With no earnings, millions in debt and its owner on the run, San Investments needed still more money. Subotic turned to his old friends again. On Oct. 11, 2007, the Djukanovics’ bank approved two short-term loans totaling €4.7 million (US$ 6.68 million) to San Investments.
Subotic was indicted on Dec. 5—but despite that on Dec. 31 the bank approved yet another loan of €5.4 million (US$ 7.8 million) to San Investments.
San Investments ended the year €37 million (US$ 54 million) in debt, according to its financial statements. It also had acquired assets worth €33.7 million (US$ 49.2 million).
On Jan. 14, 2008 San Investments engaged in a swap with the other co-owners of the 90,000-square-meter tract on St. Nikola. When it was completed, San Investments held full title to more than 37,000 square meters of the best property on the island.
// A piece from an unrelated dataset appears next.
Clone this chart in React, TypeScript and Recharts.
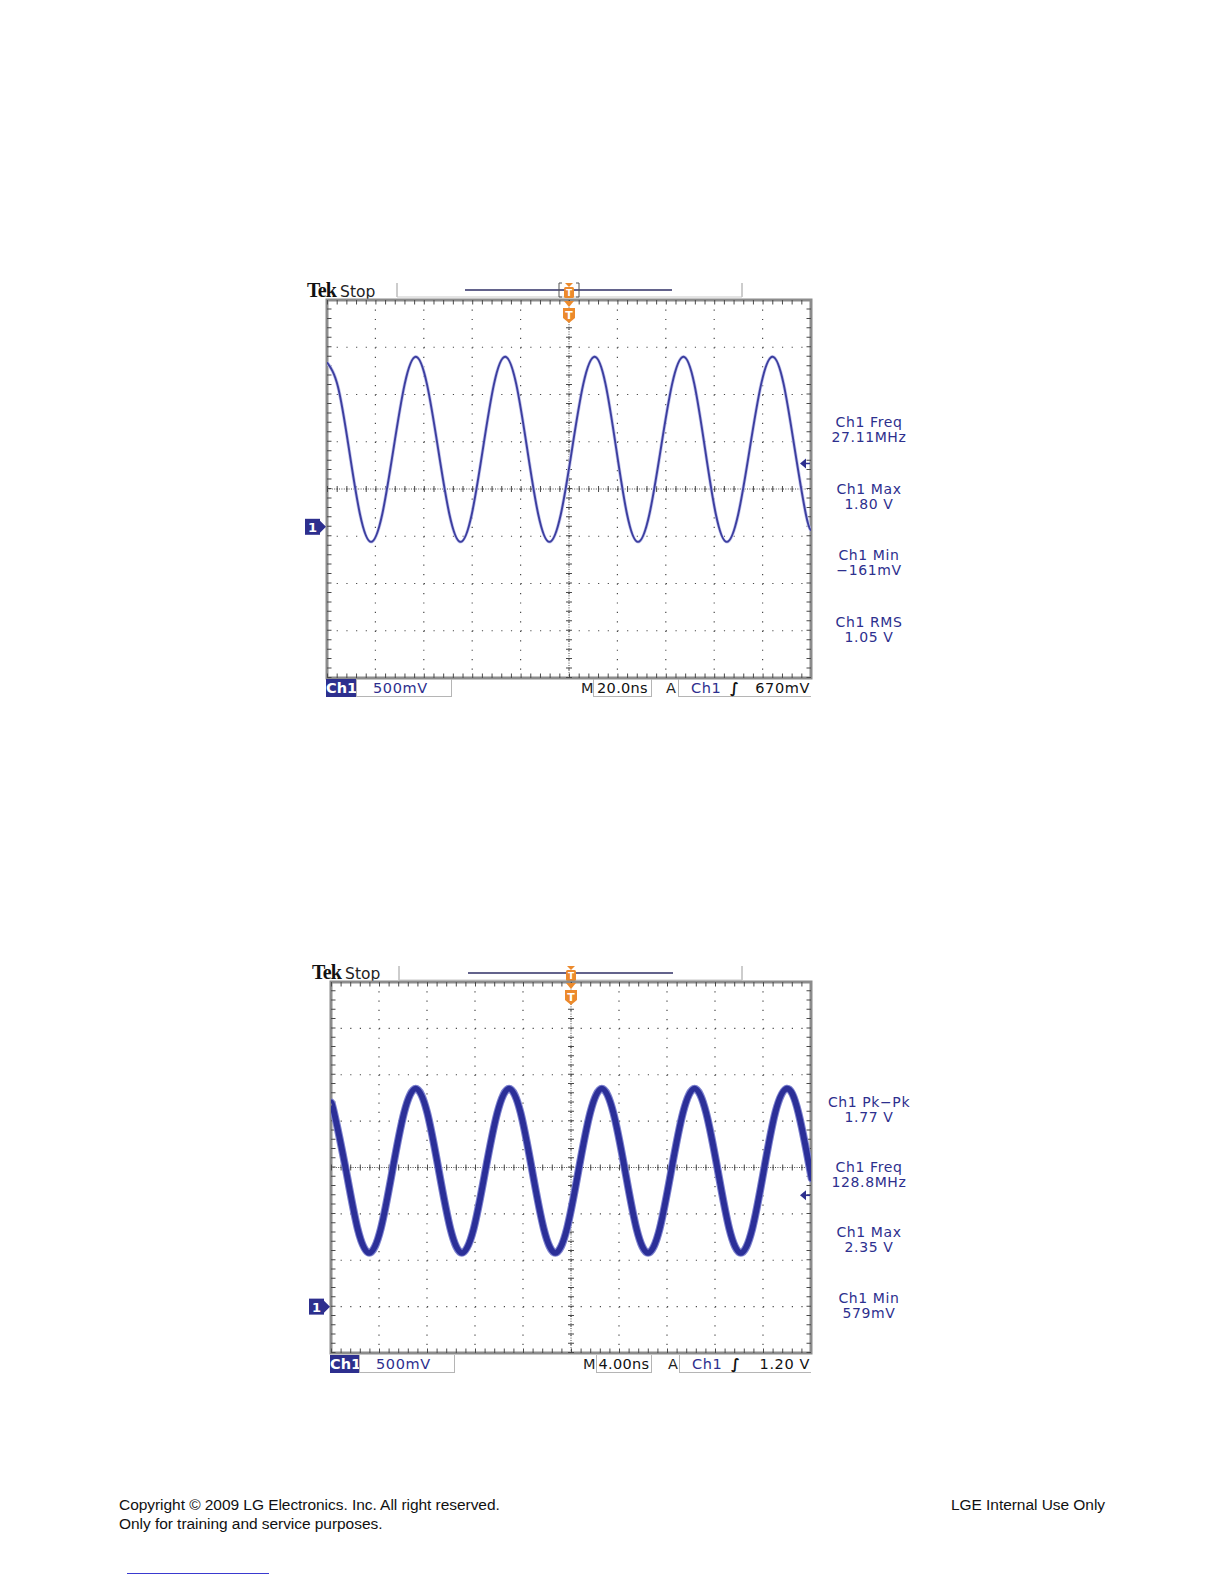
import React from 'react';
import {
  LineChart, Line, XAxis, YAxis, CartesianGrid,
  ReferenceLine, ReferenceArea, ReferenceDot,
} from 'recharts';

// upper capture: 20.0ns/div, 500mV/div, trigger 670mV (times in ns, volts in V)
const upperTimes = [
  -100, -95.45, -90.9, -86.35, -81.8, -77.2, -72.55, -67.9, -63.3, -58.7, -54.05, -49.4,
  -44.8, -40.2, -35.6, -31.0, -26.4, -21.8, -17.25, -12.7, -8.1, -3.4, 1.25, 5.9,
  10.6, 15.1, 19.55, 24.0, 28.5, 33.2, 37.9, 42.6, 47.3, 51.8, 56.25, 60.7,
  65.2, 69.9, 74.65, 79.4, 84.1, 88.7, 93.3, 97.9, 100,
];
const upperVolts = [
  1.74, 1.48, 0.82, 0.13, -0.16, 0.13, 0.82, 1.51, 1.80, 1.51, 0.82, 0.13,
  -0.16, 0.13, 0.82, 1.51, 1.80, 1.51, 0.82, 0.13, -0.16, 0.13, 0.82, 1.51,
  1.80, 1.51, 0.82, 0.13, -0.16, 0.13, 0.82, 1.51, 1.80, 1.51, 0.82, 0.13,
  -0.16, 0.13, 0.82, 1.51, 1.80, 1.51, 0.82, 0.13, -0.04,
];
const upperTimeTicks = [-100, -80, -60, -40, -20, 0, 20, 40, 60, 80, 100];
const upperVoltTicks = [-1.6, -1.1, -0.6, -0.1, 0.4, 0.9, 1.4, 1.9, 2.4];
const upperMeasures = [
  ['Ch1 Freq', '27.11MHz'],
  ['Ch1 Max', '1.80 V'],
  ['Ch1 Min', '\u2212161mV'],
  ['Ch1 RMS', '1.05 V'],
];
const upperReadout = ['500mV', '20.0ns', '670mV'];
const upperTrigLevel = 0.67;

// lower capture: 4.00ns/div, 500mV/div, trigger 1.20V
const lowerTimes = [
  -20, -19.72, -18.75, -17.78, -16.82, -15.85, -14.88, -13.91, -12.94, -11.98, -11.02, -10.05,
  -9.09, -8.11, -7.13, -6.14, -5.16, -4.2, -3.24, -2.27, -1.31, -0.34, 0.63, 1.6,
  2.57, 3.53, 4.5, 5.46, 6.42, 7.39, 8.36, 9.33, 10.3, 11.26, 12.23, 13.19,
  14.15, 15.11, 16.07, 17.02, 17.98, 18.95, 19.92, 20,
];
const lowerVolts = [
  2.2, 2.08, 1.47, 0.84, 0.58, 0.84, 1.47, 2.09, 2.35, 2.09, 1.47, 0.84,
  0.58, 0.84, 1.47, 2.09, 2.35, 2.09, 1.47, 0.84, 0.58, 0.84, 1.47, 2.09,
  2.35, 2.09, 1.47, 0.84, 0.58, 0.84, 1.47, 2.09, 2.35, 2.09, 1.47, 0.84,
  0.58, 0.84, 1.47, 2.09, 2.35, 2.09, 1.47, 1.42,
];
const lowerTimeTicks = [-20, -16, -12, -8, -4, 0, 4, 8, 12, 16, 20];
const lowerVoltTicks = [-0.5, 0, 0.5, 1, 1.5, 2, 2.5, 3, 3.5];
const lowerMeasures = [
  ['Ch1 Pk\u2212Pk', '1.77 V'],
  ['Ch1 Freq', '128.8MHz'],
  ['Ch1 Max', '2.35 V'],
  ['Ch1 Min', '579mV'],
];
const lowerReadout = ['500mV', '4.00ns', '1.20 V'];
const lowerTrigLevel = 1.2;

const footerLeft = ['Copyright \u00a9 2009 LG Electronics. Inc. All right reserved.', 'Only for training and service purposes.'];
const footerRight = 'LGE Internal Use Only';

const SCOPE_FONT = '"DejaVu Sans", Verdana, sans-serif';
const NAVY = '#2d2f8e';
const ORANGE = '#ec8a2c';
const DOT = '#4a4a4a';

const trigTimeMark = (props: any) => {
  const { cx, cy } = props;
  return (
    <g>
      <path d={`M${cx - 5},${cy + 1} L${cx + 5},${cy + 1} L${cx},${cy + 7} Z`} fill={ORANGE} />
      <path d={`M${cx - 6},${cy + 8} h12 v10 l-6,5 l-6,-5 Z`} fill={ORANGE} />
      <text x={cx} y={cy + 19} textAnchor="middle" fill="#fff" fontSize={11} fontWeight="bold" fontFamily={SCOPE_FONT}>T</text>
    </g>
  );
};

const groundMark = (props: any) => {
  const { cx, cy } = props;
  return (
    <g>
      <rect x={cx - 22} y={cy - 8} width={15} height={16} fill={NAVY} />
      <path d={`M${cx - 7},${cy - 6} L${cx - 1},${cy} L${cx - 7},${cy + 6} Z`} fill={NAVY} />
      <text x={cx - 14.5} y={cy + 5} textAnchor="middle" fill="#fff" fontSize={13} fontWeight="bold" fontFamily={SCOPE_FONT}>1</text>
    </g>
  );
};

const trigLevelMark = (props: any) => {
  const { cx, cy } = props;
  return (
    <g>
      <path d={`M${cx - 11},${cy} L${cx - 5},${cy - 5} L${cx - 5},${cy + 5} Z`} fill={NAVY} />
      <line x1={cx - 6} y1={cy} x2={cx - 1} y2={cy} stroke={NAVY} strokeWidth={1.5} />
    </g>
  );
};

function Scope(p: any) {
  const { left, top, width, height } = p.frame;
  const ml = 26, mr = 14, mt = 4, mb = 4;
  const data = p.times.map((t: number, i: number) => ({ t, v: p.volts[i] }));
  const x0 = p.xTicks[0], x1 = p.xTicks[p.xTicks.length - 1];
  const y0 = p.yTicks[0], y1 = p.yTicks[p.yTicks.length - 1];
  const xMid = p.xTicks[(p.xTicks.length - 1) / 2];
  const yMid = p.yTicks[(p.yTicks.length - 1) / 2];
  const stepX = width / 50;
  const stepY = height / 40;
  const b = p.boxes;
  const rowText: React.CSSProperties = { position: 'absolute', top: b.top, height: b.h, lineHeight: `${b.h}px`, fontFamily: SCOPE_FONT, fontSize: 14.5, letterSpacing: 0.6, whiteSpace: 'nowrap' };
  const boxed: React.CSSProperties = { ...rowText, boxSizing: 'border-box', border: '1px solid #b5b5b5', borderTop: 'none' };

  return (
    <>
      {/* header */}
      <div style={{ position: 'absolute', left: p.tek[0], top: p.tek[1] - 11, height: 22, lineHeight: '22px', whiteSpace: 'nowrap' }}>
        <span style={{ fontFamily: '"Liberation Serif", serif', fontWeight: 'bold', fontSize: 20, letterSpacing: -0.8, color: '#111' }}>Tek</span>
        <span style={{ fontFamily: SCOPE_FONT, fontSize: 15.5, marginLeft: 4, color: '#222' }}>Stop</span>
      </div>
      <svg style={{ position: 'absolute', left: 0, top: 0, overflow: 'visible' }} width={1} height={1}>
        <line x1={p.bar[0]} y1={p.bar[4] - 7} x2={p.bar[0]} y2={p.bar[4] + 7} stroke="#9a9a9a" strokeWidth={1} />
        <line x1={p.bar[1]} y1={p.bar[4] - 7} x2={p.bar[1]} y2={p.bar[4] + 7} stroke="#9a9a9a" strokeWidth={1} />
        <line x1={p.bar[0]} y1={p.bar[4] + 7} x2={p.bar[1]} y2={p.bar[4] + 7} stroke="#c8c8c8" strokeWidth={1} />
        <line x1={p.bar[2]} y1={p.bar[4]} x2={p.bar[3]} y2={p.bar[4]} stroke="#2f2f66" strokeWidth={1.3} />
        {p.bracket && (
          <path d={`M${p.bar[5] - 7},${p.bar[4] - 7} h-3 v14 h3 M${p.bar[5] + 7},${p.bar[4] - 7} h3 v14 h-3`} stroke="#555" fill="none" strokeWidth={1} />
        )}
        <path d={`M${p.bar[5] - 4},${p.bar[4] - 7} h8 l-4,4 Z`} fill={ORANGE} />
        <rect x={p.bar[5] - 5} y={p.bar[4] - 3} width={10} height={11} rx={1.5} fill={ORANGE} />
        <text x={p.bar[5]} y={p.bar[4] + 6} textAnchor="middle" fill="#fff" fontSize={9} fontWeight="bold" fontFamily={SCOPE_FONT}>T</text>
      </svg>

      {/* screen */}
      <div style={{ position: 'absolute', left: left - ml, top: top - mt }}>
        <LineChart width={width + ml + mr} height={height + mt + mb} data={data} margin={{ top: mt, right: mr, bottom: mb, left: ml }}>
          <XAxis type="number" dataKey="t" domain={[x0, x1]} ticks={p.xTicks} hide allowDataOverflow />
          <YAxis type="number" domain={[y0, y1]} ticks={p.yTicks} hide allowDataOverflow />
          <CartesianGrid vertical={false} stroke={DOT} strokeWidth={1.2} strokeDasharray={`1.2 ${stepX - 1.2}`} />
          <CartesianGrid horizontal={false} stroke={DOT} strokeWidth={1.2} strokeDasharray={`1.2 ${stepY - 1.2}`} />
          <ReferenceLine x={xMid} stroke={DOT} strokeDasharray="1 1.4" />
          <ReferenceLine y={yMid} stroke={DOT} strokeDasharray="1 1.4" />
          <ReferenceLine x={xMid} stroke={DOT} strokeWidth={6} strokeDasharray={`1 ${stepY - 1}`} />
          <ReferenceLine y={yMid} stroke={DOT} strokeWidth={6} strokeDasharray={`1 ${stepX - 1}`} />
          <ReferenceLine x={x0} stroke={DOT} strokeWidth={9} strokeDasharray={`1 ${stepY - 1}`} ifOverflow="hidden" />
          <ReferenceLine x={x1} stroke={DOT} strokeWidth={9} strokeDasharray={`1 ${stepY - 1}`} ifOverflow="hidden" />
          <ReferenceLine y={y0} stroke={DOT} strokeWidth={9} strokeDasharray={`1 ${stepX - 1}`} ifOverflow="hidden" />
          <ReferenceLine y={y1} stroke={DOT} strokeWidth={9} strokeDasharray={`1 ${stepX - 1}`} ifOverflow="hidden" />
          <Line dataKey="v" type="natural" stroke={p.halo} strokeWidth={p.haloW} dot={false} isAnimationActive={false} />
          <Line dataKey="v" type="natural" stroke={p.core} strokeWidth={p.coreW} dot={false} isAnimationActive={false} />
          <ReferenceArea x1={x0} x2={x1} y1={y0} y2={y1} fill="none" fillOpacity={0} stroke="#8c8c8c" strokeWidth={3} />
          <ReferenceDot x={xMid} y={y1} r={1} shape={trigTimeMark} />
          <ReferenceDot x={x0} y={0} r={1} shape={groundMark} />
          <ReferenceDot x={x1} y={p.trigLevel} r={1} shape={trigLevelMark} />
        </LineChart>
      </div>

      {/* measurements */}
      {p.measures.map((m: string[], i: number) => (
        <div key={i} style={{ position: 'absolute', left: 809, width: 120, top: p.measTop + i * p.measGap - 8, textAlign: 'center', fontFamily: SCOPE_FONT, fontSize: 14, letterSpacing: 0.6, lineHeight: '15px', color: NAVY, whiteSpace: 'nowrap' }}>
          <div>{m[0]}</div>
          <div>{m[1]}</div>
        </div>
      ))}

      {/* readout row */}
      <div style={{ ...rowText, left: b.ch1[0], width: b.ch1[1] - b.ch1[0], background: NAVY, color: '#fff', fontWeight: 'bold', textAlign: 'center', letterSpacing: 0 }}>Ch1</div>
      <div style={{ ...boxed, left: b.vdiv[0], width: b.vdiv[1] - b.vdiv[0], color: NAVY, paddingLeft: 16 }}>{p.readout[0]}</div>
      <div style={{ ...rowText, left: b.m, color: '#222' }}>M</div>
      <div style={{ ...boxed, left: b.tdiv[0], width: b.tdiv[1] - b.tdiv[0], color: '#111', textAlign: 'center', letterSpacing: 0.3 }}>{p.readout[1]}</div>
      <div style={{ ...rowText, left: b.a, color: '#222' }}>A</div>
      <div style={{ ...boxed, left: b.trig[0], width: b.trig[1] - b.trig[0], borderRight: 'none' }}>
        <span style={{ position: 'absolute', left: 12, color: NAVY }}>Ch1</span>
        <span style={{ position: 'absolute', left: 51, color: '#111', fontStyle: 'italic', fontWeight: 'bold' }}>{'\u222b'}</span>
        <span style={{ position: 'absolute', right: 1, color: '#111' }}>{p.readout[2]}</span>
      </div>
    </>
  );
}

export default function App() {
  const footerFont: React.CSSProperties = { fontFamily: '"Liberation Sans", Arial, sans-serif', fontSize: 15.5, lineHeight: '19px', letterSpacing: -0.05, color: '#111' };
  return (
    <div style={{ position: 'absolute', left: 0, top: 0, width: 1224, height: 1584, background: '#fff', overflow: 'hidden' }}>
      <Scope
        frame={{ left: 327, top: 300, width: 484, height: 378 }}
        times={upperTimes} volts={upperVolts} xTicks={upperTimeTicks} yTicks={upperVoltTicks}
        trigLevel={upperTrigLevel}
        core="#3c3e9f" coreW={1.9} halo="#c3c5ec" haloW={3.4}
        tek={[307, 290]} bar={[397, 742, 465, 672, 290, 569]} bracket
        measures={upperMeasures} measTop={423} measGap={66.7}
        readout={upperReadout}
        boxes={{ top: 679, h: 18, ch1: [326, 356], vdiv: [356, 452], m: 581, tdiv: [593, 652], a: 666, trig: [678, 811] }}
      />
      <Scope
        frame={{ left: 331, top: 982, width: 480, height: 371 }}
        times={lowerTimes} volts={lowerVolts} xTicks={lowerTimeTicks} yTicks={lowerVoltTicks}
        trigLevel={lowerTrigLevel}
        core="#2b2f98" coreW={5.8} halo="#7d82cf" haloW={7.8}
        tek={[312, 972]} bar={[399, 742, 468, 673, 973, 571]} bracket={false}
        measures={lowerMeasures} measTop={1103} measGap={65.2}
        readout={lowerReadout}
        boxes={{ top: 1355, h: 18, ch1: [330, 359], vdiv: [359, 455], m: 583, tdiv: [596, 652], a: 668, trig: [679, 811] }}
      />

      {/* footer */}
      <div style={{ ...footerFont, position: 'absolute', left: 119, top: 1495 }}>
        <div>{footerLeft[0]}</div>
        <div>{footerLeft[1]}</div>
      </div>
      <div style={{ ...footerFont, position: 'absolute', right: 1224 - 1105, top: 1495 }}>
        {footerRight}
      </div>
      <div style={{ position: 'absolute', left: 127, top: 1573, width: 142, height: 1, background: '#3a3ad0' }} />
    </div>
  );
}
On the same day, San Investments signed a mortgage agreement for the island with First Bank totaling €19.2 million (US$ 28.7 million). The mortgage included two additional loans worth €9.1 million (US$ 13.5 million) for his other two companies – Futura Monte, which ran a chain of kiosks, and Adriatic Investments, a holding company.
It took less than a year for Subotic and his companies to become one of the bank’s largest debtors. The risky lending caught the attention of the Central Bank of Montenegro, which regulates banks. And things started to unravel fast.